WRITTEN REQUEST>
Track down the lines that contain "this" and copy them.

MATERIAL SUPPLIED>
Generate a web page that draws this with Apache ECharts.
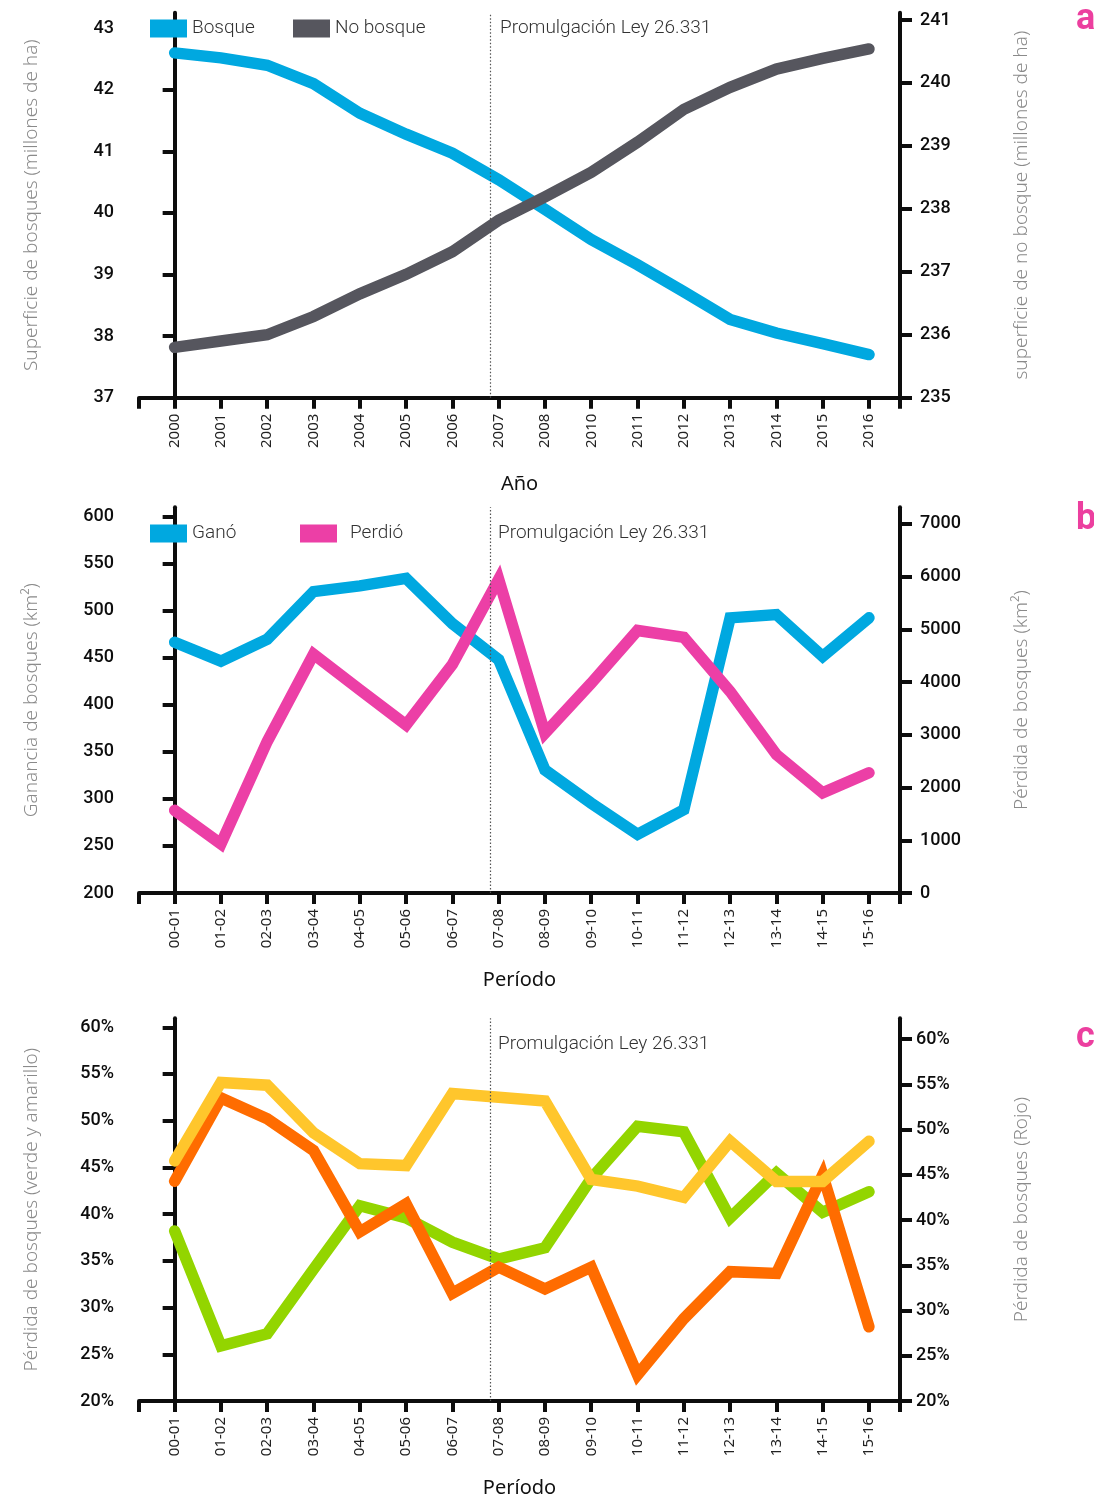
<!DOCTYPE html>
<html>
<head>
<meta charset="utf-8">
<title>Bosques y no bosques</title>
<script src="https://cdn.jsdelivr.net/npm/echarts@6/dist/echarts.min.js"></script>
<style>
  html, body { margin: 0; padding: 0; background: #ffffff; }
  #chart { width: 1094px; height: 1499px; }
</style>
</head>
<body>
<div id="chart"></div>
<script>
// ---- Data -------------------------------------------------------------
const YEARS = ['2000', '2001', '2002', '2003', '2004', '2005', '2006', '2007',
               '2008', '2010', '2011', '2012', '2013', '2014', '2015', '2016'];
const PERIODS = ['00-01', '01-02', '02-03', '03-04', '04-05', '05-06', '06-07', '07-08',
                 '08-09', '09-10', '10-11', '11-12', '12-13', '13-14', '14-15', '15-16'];

// (a) millones de ha
const BOSQUE    = [42.6, 42.52, 42.4, 42.1, 41.62, 41.28, 40.97, 40.54,
                   40.06, 39.57, 39.16, 38.72, 38.27, 38.05, 37.88, 37.7];
const NO_BOSQUE = [235.8, 235.9, 236.0, 236.29, 236.65, 236.96, 237.32, 237.82,
                   238.19, 238.58, 239.06, 239.58, 239.93, 240.22, 240.39, 240.54];

// (b) km²
const GANO   = [466.6, 446.5, 469.7, 520.4, 526.5, 534.5, 486.4, 448,
                330.7, 295.4, 262.3, 288.5, 492.5, 496, 451.5, 492.5];
const PERDIO = [1568, 930, 2875, 4530, 3855, 3190, 4337, 5950,
                3030, 3980, 4980, 4850, 3823, 2625, 1900, 2281];

// (c) porcentajes
const VERDE    = [38.2, 25.9, 27.2, 34.1, 40.9, 39.6, 37.0, 35.2,
                  36.4, 43.8, 49.4, 48.8, 39.6, 44.4, 40.2, 42.4];
const AMARILLO = [45.7, 54.1, 53.8, 48.7, 45.4, 45.2, 52.9, 52.5,
                  52.1, 43.7, 43.0, 41.8, 47.8, 43.5, 43.5, 47.8];
const ROJO     = [44.3, 53.5, 51.2, 47.7, 38.7, 41.8, 31.9, 34.8,
                  32.4, 34.8, 22.9, 29.1, 34.3, 34.1, 45.0, 28.2];

// Axis tick values
const A_LEFT_TICKS  = [37, 38, 39, 40, 41, 42, 43];
const A_RIGHT_TICKS = [235, 236, 237, 238, 239, 240, 241];
const B_LEFT_TICKS  = [200, 250, 300, 350, 400, 450, 500, 550, 600];
const B_RIGHT_TICKS = [0, 1000, 2000, 3000, 4000, 5000, 6000, 7000];
const C_TICKS       = [20, 25, 30, 35, 40, 45, 50, 55, 60];

// Position (in category units) of the law enactment marker
const LAW_X = 6.82;
const LAW_TEXT = 'Promulgación Ley 26.331';

// ---- Styling helpers --------------------------------------------------
const BLACK = '#0d0d0d';
const X_MIN = -0.77, X_MAX = 15.67;
const IDX = YEARS.map((_, i) => i);
const pairs = arr => arr.map((v, i) => [i, v]);

function xAxisFor(gridIndex, labels, name) {
  return {
    type: 'value', gridIndex, min: X_MIN, max: X_MAX,
    splitLine: { show: false },
    axisLine: { show: true, onZero: false, lineStyle: { color: BLACK, width: 4 } },
    axisTick: { show: true, length: 11, customValues: [X_MIN].concat(IDX, [X_MAX]),
                lineStyle: { color: BLACK, width: 4 } },
    axisLabel: { customValues: IDX, rotate: 90, margin: 16, fontSize: 15,
                 fontFamily: 'Noto Sans', color: '#222',
                 formatter: v => labels[Math.round(v)] },
    name, nameLocation: 'middle', nameGap: 77,
    nameTextStyle: { fontSize: 20, fontFamily: 'Noto Sans', color: '#111' }
  };
}

function yAxisFor(gridIndex, position, min, max, ticks, name, opts) {
  opts = opts || {};
  return {
    type: 'value', gridIndex, position, min, max,
    splitLine: { show: false },
    axisLine: { show: true, lineStyle: { color: BLACK, width: 4 } },
    axisTick: { show: true, length: 12, customValues: ticks,
                lineStyle: { color: BLACK, width: 4 } },
    axisLabel: { customValues: ticks, margin: opts.margin || (position === 'left' ? 25 : 20),
                 fontSize: 18, fontWeight: 500, fontFamily: 'Roboto', color: BLACK,
                 formatter: v => String(Math.round(v)) + (opts.percent ? '%' : '') },
    name, nameLocation: 'middle', nameRotate: 90,
    nameGap: position === 'left' ? 98 : 112,
    nameTextStyle: { fontSize: 19, fontFamily: 'Noto Sans', fontWeight: 300, color: '#8a8a8a' }
  };
}

function lineSeries(name, data, color, xAxisIndex, yAxisIndex, withLaw) {
  const s = {
    name, type: 'line', data: pairs(data), xAxisIndex, yAxisIndex,
    showSymbol: false, symbol: 'none', smooth: false,
    lineStyle: { color, width: 11.5, cap: 'round', join: 'miter', miterLimit: 6 },
    itemStyle: { color },
    silent: true
  };
  if (withLaw) {
    s.markLine = {
      silent: true, symbol: ['none', 'none'], label: { show: false },
      lineStyle: { color: '#555', width: 1.2, type: [1.5, 2] },
      data: [{ xAxis: LAW_X }]
    };
  }
  return s;
}

function legendFor(name, left, top, extraPad) {
  return {
    data: [name], left, top, padding: 0, icon: 'rect',
    itemWidth: 37, itemHeight: 18, selectedMode: false,
    textStyle: { fontSize: 19, fontFamily: 'Roboto', fontWeight: 300, color: '#333',
                 padding: [0, 0, 0, extraPad || 0] }
  };
}

function textTitle(text, left, top, style) {
  return { text, left, top, padding: 0, textStyle: style };
}

const lawStyle = { fontSize: 19, fontFamily: 'Roboto', fontWeight: 300, color: '#333' };
const tagStyle = { fontSize: 36, fontFamily: 'Roboto', fontWeight: 'bold', color: '#ec3f9f' };

// ---- Chart ------------------------------------------------------------
const chart = echarts.init(document.getElementById('chart'), null, { renderer: 'canvas' });

const option = {
  animation: false,
  backgroundColor: '#ffffff',
  grid: [
    { left: 139, right: 194, top: 12.7, bottom: 1101.3 },
    { left: 139, right: 194, top: 507.3, bottom: 606 },
    { left: 139, right: 194, top: 1018.3, bottom: 96 }
  ],
  xAxis: [
    xAxisFor(0, YEARS, 'Año'),
    xAxisFor(1, PERIODS, 'Período'),
    xAxisFor(2, PERIODS, 'Período')
  ],
  yAxis: [
    yAxisFor(0, 'left', 37, 43.253, A_LEFT_TICKS, 'Superficie de bosques (millones de ha)'),
    yAxisFor(0, 'right', 235, 241.116, A_RIGHT_TICKS, 'superficie de no bosque (millones de ha)'),
    yAxisFor(1, 'left', 200, 610, B_LEFT_TICKS, 'Ganancia de bosques (km²)'),
    yAxisFor(1, 'right', 0, 7316.8, B_RIGHT_TICKS, 'Pérdida de bosques (km²)'),
    yAxisFor(2, 'left', 20, 60.96, C_TICKS, 'Pérdida de bosques (verde y amarillo)', { percent: true }),
    yAxisFor(2, 'right', 20, 62.31, C_TICKS, 'Pérdida de bosques (Rojo)', { percent: true, margin: 16 })
  ],
  legend: [
    legendFor('Bosque', 150, 19),
    legendFor('No bosque', 293, 19),
    legendFor('Ganó', 150, 524),
    legendFor('Perdió', 300, 524, 8)
  ],
  title: [
    textTitle(LAW_TEXT, 500, 19, lawStyle),
    textTitle(LAW_TEXT, 498, 524, lawStyle),
    textTitle(LAW_TEXT, 498, 1035, lawStyle),
    textTitle('a', 1076, 2, tagStyle),
    textTitle('b', 1076, 502, tagStyle),
    textTitle('c', 1076, 1020, tagStyle)
  ],
  series: [
    lineSeries('Bosque', BOSQUE, '#00a8e0', 0, 0, true),
    lineSeries('No bosque', NO_BOSQUE, '#56565e', 0, 1, false),
    lineSeries('Ganó', GANO, '#00a8e0', 1, 2, true),
    lineSeries('Perdió', PERDIO, '#ec3fa6', 1, 3, false),
    lineSeries('Verde', VERDE, '#93d500', 2, 4, true),
    lineSeries('Rojo', ROJO, '#ff6c00', 2, 5, false),
    lineSeries('Amarillo', AMARILLO, '#ffc62c', 2, 4, false)
  ]
};

chart.setOption(option);
</script>
</body>
</html>
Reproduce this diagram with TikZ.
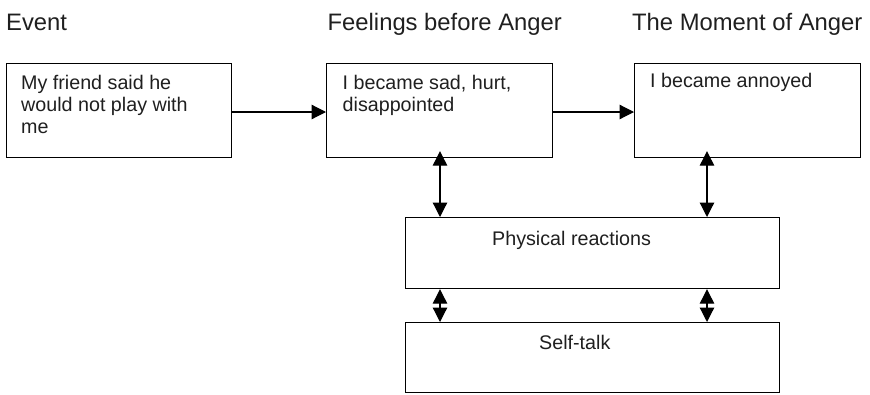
\documentclass[tikz,border=0pt]{standalone}
\usepackage{fontspec}
\setmainfont{Liberation Sans}
\usetikzlibrary{arrows.meta}

\tikzset{
  box/.style={draw=black, line width=1.2pt, anchor=north west, inner sep=0pt},
  boxtext/.style={anchor=base west, inner sep=0pt, font=\fontsize{19.7}{22.3}\selectfont, text=black!88, align=left},
  heading/.style={anchor=base west, inner sep=0pt, font=\fontsize{23.8}{27}\selectfont, text=black!88},
  flow/.style={line width=1.2pt, -{Triangle[length=14.5pt,width=14.5pt]}},
  twoway/.style={line width=1.2pt, {Triangle[length=14.5pt,width=14.5pt]}-{Triangle[length=14.5pt,width=14.5pt]}}
}

\begin{document}
\begin{tikzpicture}[x=1pt, y=-1pt]
  \useasboundingbox (0,0) rectangle (870,394);

  % column headings
  \node[heading] (h1) at (6,30) {Event};
  \node[heading] (h2) at (327.5,30) {Feelings before Anger};
  \node[heading] (h3) at (632,30) {The Moment of Anger};

  % top row of boxes
  \node[box, minimum width=225pt, minimum height=94pt] (ev) at (6,63) {};
  \node[box, minimum width=226pt, minimum height=94pt] (fb) at (326,63) {};
  \node[box, minimum width=226pt, minimum height=94pt] (mo) at (634,63) {};

  % lower boxes
  \node[box, minimum width=374pt, minimum height=71pt] (ph) at (405,217) {};
  \node[box, minimum width=374pt, minimum height=70pt] (st) at (405,322) {};

  % texts inside the boxes (anchored on the baseline of their last line)
  \node[boxtext] (t1) at (21,133.6) {My friend said he\\would not play with\\me};
  \node[boxtext] (t2) at (342.5,111.3) {I became sad, hurt,\\disappointed};
  \node[boxtext] (t3) at (650,87.5) {I became annoyed};
  \node[boxtext] (t4) at (492,245) {Physical reactions};
  \node[boxtext] (t5) at (539,349) {Self-talk};

  % columns of the two-way links
  \coordinate (cl) at (440,0);
  \coordinate (cr) at (707,0);

  % forward links
  \draw[flow] (ev.east |- 0,112) -- (fb.west |- 0,112);
  \draw[flow] (fb.east |- 0,112) -- (mo.west |- 0,112);

  % two-way links
  \draw[twoway] ([yshift=7pt]fb.south -| cl) -- (ph.north -| cl);
  \draw[twoway] ([yshift=7pt]mo.south -| cr) -- (ph.north -| cr);
  \draw[twoway] (ph.south -| cl) -- (st.north -| cl);
  \draw[twoway] (ph.south -| cr) -- (st.north -| cr);
\end{tikzpicture}
\end{document}
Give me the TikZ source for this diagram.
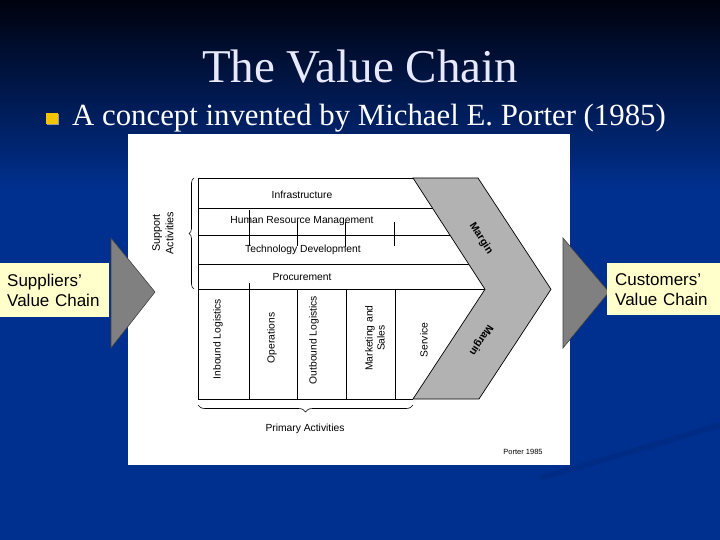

COMPLETED TASK>
Generate a web page that draws this with Apache ECharts.
Reproduce this diagram with TikZ.
Give me the TikZ source for this diagram.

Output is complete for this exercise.